Married Life

1 Corinthians 7:32-35

I would like you to be free from concern. An unmarried man is concerned about the Lord’s affairs—how he can please the Lord. But a married man is concerned about the affairs of this world—how he can please his wife—and his interests are divided. An unmarried woman or virgin is concerned about the Lord’s affairs: Her aim is to be devoted to the Lord in both body and spirit. But a married woman is concerned about the affairs of this world—how she can please her husband. I am saying this for your own good, not to restrict you, but that you may live in a right way in undivided devotion to the Lord.

I have always felt that there were two paths available to me. The first was to remain single and celibate, devoting my life to the Lord and serving Him always. I would travel around the world, spreading the Gospel and trying to help people, bringing what healing and love I had to offer to wherever I went. And while this path was appealing for its own reasons, it is one from which I recoiled. Since I was nine years old, I have dreamed of marrying and having children; building a family of my own so unlike the family in which I grew up.

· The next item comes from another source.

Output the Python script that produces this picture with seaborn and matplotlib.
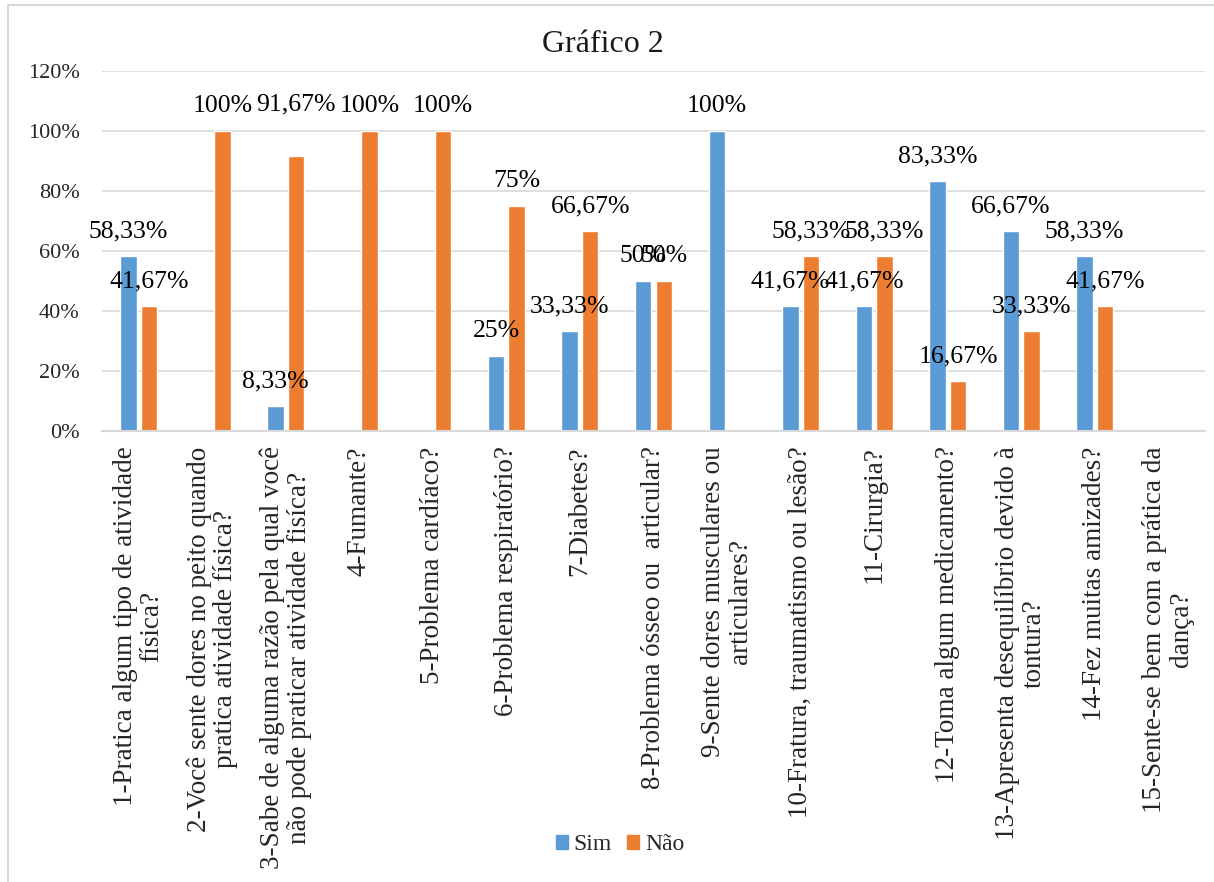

The second path, then, was to marry and begin that family. Rather than traveling around the world serving God, I would stay and work, come to the same home every night, and serve my family first. God would still be a part of my life, but the necessity and truth of the situation is that my wife and children would come first.

This is, as Paul writes, a necessary and approved path for our life. But at least to Paul’s mind, it is a less desirable path, and one I have often struggled to accept. I know what I want, but I have continually worried that I have disappointed God in some way, and that my life is not as meaningful or as helpful to “the cause” as it might otherwise have been. I walk to work each day, and walk home for lunch, and home again at five, and I wonder where else I might have been. I cook dinner and play WoW and go to bed, and wonder what more I might have done.

In the end, I work to serve my church and my community, and hope that someday, through my writing, I can impact and serve the world in a way that is glorifying to God. Perhaps my concern comes ultimately from my (misplaced?) desire to please my earthly father, which has always seemed a somewhat unattainable goal for a variety of reasons. It is difficult not to equate my Father with my father, and in so doing I do God a disservice. I know this, but it’s hard to overcome that feeling.

I do not yet know what my relationship with God should be as a married man, or how I should be serving Him. I don’t know what He wants me to do, and I have trouble accepting that He is completely happy, satisfied, and supportive of my life choices. But perhaps, with time, it will become clear. I know that He is not as central to my life as when I was single, but I desperately want to discover how much of my life and attention I can give Him and still honour April. I need to find out where that line is drawn so I can walk on it more comfortably.

Then again, perhaps it never gets comfortable. I’ve heard that that’s not really the point.